Panitera Pengadilan Agama Karanganyar, Sukiyanto mengatakan, setiap hari masuk permohonan dispensasi menikah. Rata-rata calon mempelai pria dan wanita berusia di bawah 19 tahun, sehingga membutuhkan putusan pengadilan agama agar diizinkan berumah tangga secara sah.
Berdasarkan UU Perkawinan No 16/2019, usia sah menikah untuk pria dan wanita adalah 19 tahun. UU tersebut merevisi UU No 1 tahun 1974, dimana batas minimal usia pernikahan adalah 16 tahun untuk perempuan dan 19 tahun untuk laki-laki.
"Yang mengajukan dispensasi menikah banyak. Tiap hari ada pengajuan. Bahkan calon mempelai ada yang berusia 15 dan 16 tahun. Ini masih sangat muda. Alasannya klasik. Sudah hamil duluan," katanya kepada Gatra.com, Rabu (25/8).
Produk putusan Pengadilan Agama terkait dispensasi menikah menjadi syarat sah permohonan akad nikah ke Kemenag. Saat di PA, biasanya pasangan tersebut diantar orangtuanya.

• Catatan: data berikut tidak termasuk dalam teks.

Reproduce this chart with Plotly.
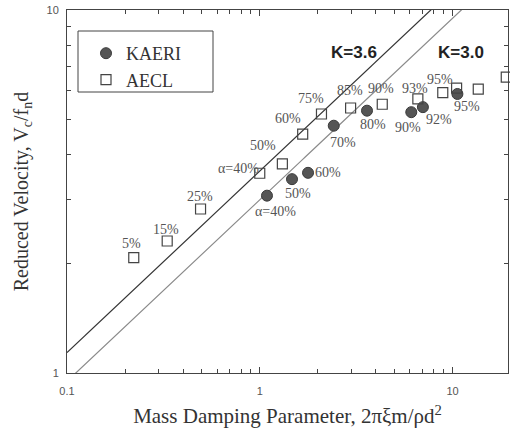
import numpy as np
import plotly.graph_objects as go

# ---- data ----
kaeri_x = [1.09, 1.47, 1.78, 2.42, 3.60, 6.11, 7.02, 10.6]
kaeri_y = [3.08, 3.42, 3.56, 4.80, 5.28, 5.23, 5.40, 5.87]
kaeri_lbl = ["α=40%", "50%", "60%", "70%", "80%", "90%", "92%", "95%"]

aecl_x = [0.222, 0.331, 0.493, 1.00, 1.31, 1.67, 2.09, 2.96, 4.32, 6.61, 8.9, 10.5, 13.6, 19.0]
aecl_y = [2.08, 2.31, 2.83, 3.55, 3.77, 4.55, 5.17, 5.37, 5.50, 5.69, 5.92, 6.09, 6.05, 6.53]
aecl_lbl = ["5%", "15%", "25%", "α=40%", "50%", "60%", "75%", "85%", "90%", "93%", "95%", "", "", ""]

k_values = [3.6, 3.0]
k_labels = ["K=3.6", "K=3.0"]
x_ticks = [0.1, 1, 10]
y_ticks = [1, 10]

# label offsets in pixels (dx, dy) -- styling only
kaeri_off = [(9, -16), (6, -14), (20, 0), (9, -17), (6, -14), (-3, -15), (16, -12), (10, -13)]
aecl_off = [(-2, 14), (-1, 12), (-1, 13), (-21, 5), (-19, 18), (-15, 16), (-10, 16), (-1, 18), (-1, 16), (-3, 10), (-3, 13),
            (0, 0), (0, 0), (0, 0)]

fig = go.Figure()

xs = np.logspace(-1, np.log10(20), 200)
line_styles = [dict(color="#333333", width=1.2), dict(color="#8a8a8a", width=1.2)]
for K, st in zip(k_values, line_styles):
    fig.add_trace(go.Scatter(x=xs, y=K * np.sqrt(xs), mode="lines", line=st,
                             showlegend=False, hoverinfo="skip"))

fig.add_trace(go.Scatter(x=kaeri_x, y=kaeri_y, mode="markers", name="KAERI",
                         marker=dict(symbol="circle", size=11, color="#555555",
                                     line=dict(color="#3a3a3a", width=1))))
fig.add_trace(go.Scatter(x=aecl_x, y=aecl_y, mode="markers", name="AECL",
                         marker=dict(symbol="square-open", size=10, color="#444444",
                                     line=dict(width=1.2)), cliponaxis=False))

lbl_font = dict(family="Liberation Serif, Times New Roman, serif", size=14, color="#555555")
for x, y, t, (dx, dy) in zip(kaeri_x, kaeri_y, kaeri_lbl, kaeri_off):
    if t:
        fig.add_annotation(x=np.log10(x), y=np.log10(y), text=t, showarrow=False,
                           xshift=dx, yshift=dy, font=lbl_font)
for x, y, t, (dx, dy) in zip(aecl_x, aecl_y, aecl_lbl, aecl_off):
    if t:
        fig.add_annotation(x=np.log10(x), y=np.log10(y), text=t, showarrow=False,
                           xshift=dx, yshift=dy, font=lbl_font)

# K labels
k_pos = [(3.1, 7.66), (11.1, 7.66)]
for (x, y), t in zip(k_pos, k_labels):
    fig.add_annotation(x=np.log10(x), y=np.log10(y), text="<b>" + t + "</b>", showarrow=False,
                       font=dict(family="Liberation Sans, Arial, sans-serif", size=17, color="#222222"))

minor_x = [v * d for d in (0.1, 1, 10) for v in range(2, 10) if v * d <= 20]
minor_y = [v for v in range(2, 10)]

axis_common = dict(type="log", showline=True, linecolor="#444444", linewidth=1, mirror="ticks",
                   ticks="inside", ticklen=6, tickcolor="#444444", showgrid=False, zeroline=False,
                   automargin=False,
                   tickfont=dict(family="Liberation Sans, Arial, sans-serif", size=11, color="#555555"))

fig.update_xaxes(**axis_common, range=[-1, np.log10(19.4)], tickvals=x_ticks, ticktext=["0.1", "1", "10"],
                 ticklabelstandoff=8,
                 minor=dict(tickvals=minor_x, ticks="inside", ticklen=4, tickcolor="#444444"),
                 title=dict(text="Mass Damping Parameter, 2πξm/ρd<sup>2</sup>", standoff=12,
                            font=dict(family="Liberation Serif, Times New Roman, serif", size=21, color="#333333")))
fig.update_yaxes(**axis_common, range=[0, 1], tickvals=y_ticks, ticktext=["1", "10"],
                 ticklabelstandoff=5,
                 minor=dict(tickvals=minor_y, ticks="inside", ticklen=4, tickcolor="#444444"),
                 title=dict(text="Reduced Velocity, V<sub>c</sub>/f<sub>n</sub>d", standoff=12,
                            font=dict(family="Liberation Serif, Times New Roman, serif", size=20, color="#333333")))

# legend frame
fig.add_shape(type="rect", xref="paper", yref="paper",
              x0=(78 - 67) / 441, x1=(213 - 67) / 441, y0=(373 - 92) / 363, y1=(373 - 31) / 363,
              line=dict(color="#444444", width=1), fillcolor="white", layer="below")

fig.update_layout(
    width=510, height=434,
    margin=dict(l=67, r=2, t=10, b=61),
    plot_bgcolor="white", paper_bgcolor="white",
    legend=dict(x=(86 - 67) / 441, y=(373 - 35) / 363, xanchor="left", yanchor="top",
                borderwidth=0, bgcolor="rgba(0,0,0,0)",
                font=dict(family="Liberation Serif, Times New Roman, serif", size=18, color="#333333"),
                itemwidth=30, tracegroupgap=2),
)

fig.write_html("out.html", config={"displayModeBar": False},
               post_script="document.body.style.margin='0';document.documentElement.style.overflow='hidden';")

Kemudian menyatakan kesanggupan berumah tangga.
PA Karanganyar mencatat dispensasi nikah diberikannya untuk 25 kasus pada Januari, 21 kasus pada Februari, 28 kasus pada Maret, 14 kasus pada April, 19 kasus pada Mei, 42 kasus pada Juni, 7 kasus pada Juli dan 25 kasus pada Agustus hingga tanggal 25. Total dari awal tahun sampai sekarang sebanyak 181 dispensasi menikah.
"Dengan jumlah penduduk 900 ribu jiwa di Karanganyar. Angka dispensasi menikah sampai segitu termasuk tinggi," katanya.

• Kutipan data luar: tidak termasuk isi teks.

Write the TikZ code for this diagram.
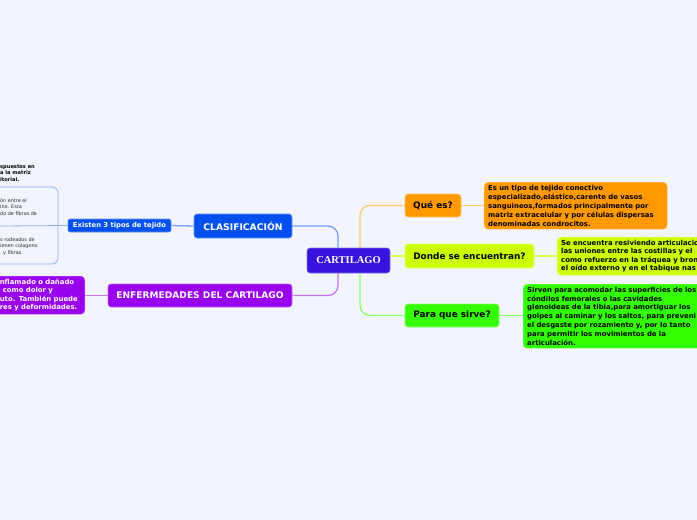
\documentclass[tikz,border=0pt]{standalone}
\usepackage{fontspec}
\newfontfamily\verd{DejaVu Sans}
\newfontfamily\tms{Liberation Serif}
\definecolor{bgc}{RGB}{243,245,254}
\definecolor{cartc}{RGB}{55,18,220}
\definecolor{bluec}{RGB}{0,80,240}
\definecolor{violc}{RGB}{153,0,238}
\definecolor{orc}{RGB}{255,153,0}
\definecolor{ylc}{RGB}{204,255,0}
\definecolor{grc}{RGB}{51,255,0}
\definecolor{grayt}{RGB}{45,45,45}
\tikzset{
 topic/.style={rounded corners=3pt, inner sep=0pt, align=center, line width=0.6pt,
   font=\verd\bfseries\fontsize{8.9}{11}\selectfont},
 txtbox/.style={rounded corners=4pt, inner xsep=4pt, inner ysep=2.5pt, align=left,
   font=\verd\bfseries\fontsize{6.9}{9}\selectfont, text=black},
 conn/.style={line width=1.3pt, rounded corners=10pt},
 thinconn/.style={line width=0.8pt, rounded corners=6pt},
 cuttext/.style={inner sep=0pt, align=left, anchor=north west},
}
\begin{document}
\begin{tikzpicture}[x=1pt,y=-1pt]
\useasboundingbox (0,0) rectangle (697,520);
\clip (0,0) rectangle (697,520);
\fill[bgc] (0,0) rectangle (697,520);

% central
\node[topic, fill=cartc, draw=cartc!60!white, minimum width=83, minimum height=25,
  font=\tms\bfseries\fontsize{10.5}{12}\selectfont, text=white] (cart) at (348.5,260.5) {CARTILAGO};

% left side
\node[topic, fill=bluec, draw=bluec!60!white, minimum width=98, minimum height=24, text=white,
  font=\verd\bfseries\fontsize{9.2}{11}\selectfont] (clas) at (243,226) {CLASIFICACIÓN};
\node[topic, fill=bluec, draw=bluec!60!white, minimum width=103, minimum height=13, rounded corners=2pt, text=white,
  font=\verd\bfseries\fontsize{6.8}{8}\selectfont] (exist) at (119.5,225.5) {Existen 3 tipos de tejido};
\node[topic, fill=violc, draw=violc!60!white, minimum width=184, minimum height=23, text=white,
  font=\verd\bfseries\fontsize{9.1}{11}\selectfont] (enf) at (200,295.5) {ENFERMEDADES DEL CARTILAGO};
\node[txtbox, fill=violc, draw=violc!60!white, text=white, anchor=north east, text width=81, minimum height=38,
  font=\verd\bfseries\fontsize{6.9}{8.4}\selectfont] (enfbox) at (85,276)
  {\mbox{nflamado o dañado}\\\mbox{\hspace*{3pt}como dolor y}\\\mbox{uto. También puede}\\\mbox{res y deformidades.}};

% right side
\node[topic, fill=orc, draw=orc!60!white, minimum width=56, minimum height=23] (que) at (433,205.5) {Qué es?};
\node[topic, fill=ylc, draw=ylc!60!white, minimum width=129, minimum height=24] (donde) at (469.5,256) {Donde se encuentran?};
\node[topic, fill=grc, draw=grc!60!white, minimum width=94, minimum height=23] (para) at (452,315.5) {Para que sirve?};

\node[txtbox, fill=orc, draw=orc!60!white, anchor=north west, text width=175, minimum height=47] (qbox) at (484,182)
  {\mbox{Es un tipo de tejido conectivo}\\\mbox{especializado,elástico,carente de vasos}\\\mbox{sanguineos,formados principalmente por}\\\mbox{matriz extracelular y por células dispersas}\\\mbox{denominadas condrocitos.}};
\node[txtbox, fill=ylc, draw=ylc!60!white, anchor=north west, text width=200, minimum height=38,
  font=\verd\bfseries\fontsize{6.9}{8.5}\selectfont] (dbox) at (557,237)
  {\mbox{Se encuentra resiviendo articulacio}\\\mbox{las uniones entre las costillas y el}\\\mbox{como refuerzo en la tráquea y bron}\\\mbox{el oído externo y en el tabique nas}};
\node[txtbox, fill=grc, draw=grc!60!white, anchor=north west, text width=200, minimum height=64,
  font=\verd\bfseries\fontsize{6.9}{8.8}\selectfont] (pbox) at (523,284)
  {\mbox{Sirven para acomodar las superficies de los}\\\mbox{cóndilos femorales o las cavidades}\\\mbox{glenoideas de la tibia,para amortiguar los}\\\mbox{golpes al caminar y los saltos, para preveni}\\\mbox{el desgaste por rozamiento y, por lo tanto}\\\mbox{para permitir los movimientos de la}\\\mbox{articulación.}};

% cut-off texts at the left edge
\node[cuttext, font=\verd\bfseries\fontsize{5.1}{6.7}\selectfont, text=black] (t1) at (0,164.5)
  {spuestos en\\a la matriz\\itorial.};
\node[cuttext, font=\verd\fontsize{4.9}{6.5}\selectfont, text=grayt] (t2) at (0,198)
  {ón entre el\\ino. Esta\\do de fibras de};
\node[cuttext, font=\verd\fontsize{4.9}{6.5}\selectfont, text=grayt] (t3) at (0,237.5)
  {s rodeados de\\ienen colageno\\\hspace*{3pt}y fibras};

\coordinate (c1) at (0,187);
\coordinate (c2) at (0,226);
\coordinate (c3) at (0,264);
\coordinate (bx) at (58,226);

% connectors
\draw[conn, orc!55!white] ([xshift=11.5pt]cart.north) |- (que.west);
\draw[conn, grc!60!white] ([xshift=11.5pt]cart.south) |- (para.west);
\draw[conn, ylc!70!white] (cart.east |- donde.west) -- (donde.west);
\draw[conn, bluec!55!white] (clas.east) -| ([xshift=-10.5pt]cart.north);
\draw[conn, violc!55!white] (enf.east) -| ([xshift=-10.5pt]cart.south);
\draw[conn, bluec!55!white] (exist.east) -- (clas.west);
\draw[conn, violc!55!white] (enfbox.east |- enf.west) -- (enf.west);
\draw[conn, orc!55!white] (que.east) -- (qbox.west |- que.east);
\draw[conn, ylc!70!white] (donde.east) -- (dbox.west |- donde.east);
\draw[conn, grc!60!white] (para.east) -- (pbox.west |- para.east);

% left bracket
\draw[thinconn, bluec!45!white] (exist.west) -- (c2);
\draw[thinconn, bluec!45!white] (c1) -| (bx |- c3) -- (c3);
\end{tikzpicture}
\end{document}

Ia menyebut kasus pernikahan dini banyak dilatarbelakangi salah pergaulan sehingga menyebabkan remaja perempuan hamil.
Masih terkait kasus tersebut, seorang pelajar kelas IX di sebuah SMP negeri di Karanganyar berinisial AI melahirkan bayi perempuan. Pihak sekolah mengaku dilematis dengan hal itu.
Selama masa pandemi Covid-19, pengajar di sekolah hanya memantau peserta didik secara daring. Interaksinya dengan pihak sekolah juga sangat terbatas.
Anggota Komisi D DPRD Karanganyar Endang Muryani mengaku prihatin dengan kasus tersebut. Ia meminta semua pihak mengambil pembelajarannya. Terutama bagi orangtua, pendidik, pemerintah dan masyarakat luas.
"Bukan semata-mata itu (pelajar melahirkan) akibat pembelajaran daring. Mungkin juga kurang pengawasan orangtua dan sekolah. Pakai gadget bukan buat belajar tapi mengakses konten tak senonoh," katanya.
Mengenai aturan pembelajaran daring, hal itu sudah menjadi langkah paling solutif untuk menjaga anak dari penularan Covid-19. Kini tinggal memformulasikan cara membangun karakter generasi muda di luar kelas.